11And the testimony is this, that God has given us eternal life, and this life is in His Son. 12He who has the Son has the life; he who does not have the Son of God does not have the life.
God has spoken in His Word to give assurance to people who believe. We have seen two things in God’s Word on this matter. Verses 9 and 10 tell us that the greatest proof (that is, authoritative testimony) to a believer’s eternal life is that God has taken His written Word and internalized it into the believer’s inner person. This does not prove his salvation to anyone else but to the believer himself. Others cannot see into our inner person; they have only our outward actions to provide credibility to our confession of faith. However, the genuineness of our faith is evident within us, by God’s spiritual validation.
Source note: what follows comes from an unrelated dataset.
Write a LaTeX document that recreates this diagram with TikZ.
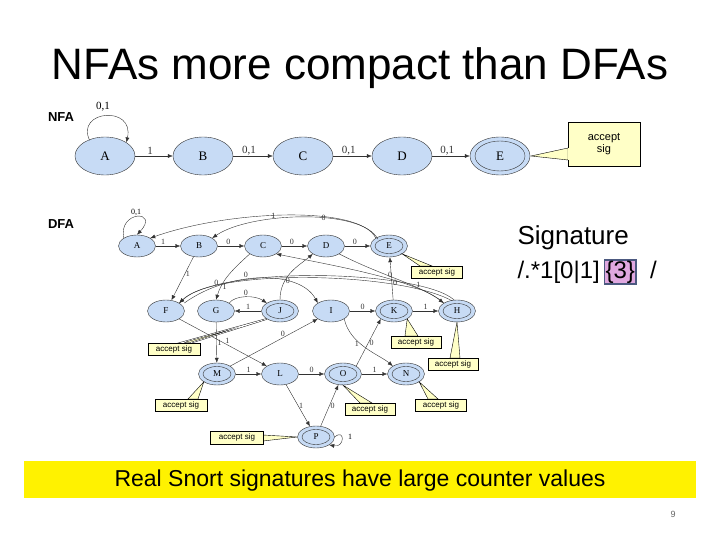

The Lord wants believers to have the assurance that we do indeed have eternal life. The grammatical tense is significant here. Our passage does not speak of a future time when God will give (future tense) us eternal life. We have (present tense) eternal life as a present possession. While the words “eternal life” encompass spiritual quality of life and relationship with the Lord, we do grave injustice to the passage if we ignore the emphasis on the word “eternal.” Eternal life has no end; it is that spiritual quality of life and relationship with the Lord that is infinite. We can never lose it or forfeit it by anything we do; otherwise, we negate what John is teaching us here by inspiration of the Holy Spirit.
This unending relationship with God that our passage calls eternal life is identified with our relationship to Jesus Christ. John speaks of a believer as one “who has the Son.” This reflects what Jesus said in the upper room the night before His crucifixion: “This is eternal life, that they may know You, the only true God, and Jesus Christ whom You have sent” (John 17:3). The intimate knowledge of Christ is synonymous with belief in Christ. This is eternal life, what it means to have the Son.
John speaks in black and white terms, as he is accustomed to doing. A person either believes and has the Son, or he does not believe and does not have the Son. John affords no middle ground. A person either has the testimony of God within or he does not. We conclude that the person who does not have the spiritual reality of God testifying to his inner person does not have the Son and therefore does not have the reality of eternal life. Through the Holy Spirit, this inner witness of God is powerfully convincing and assuring to the believer. To the unbeliever, without this testimony, there is no rest for the soul.
Lord, I want to live a Spirit-filled, Christ-like life so that I will never hinder Your testimony within me.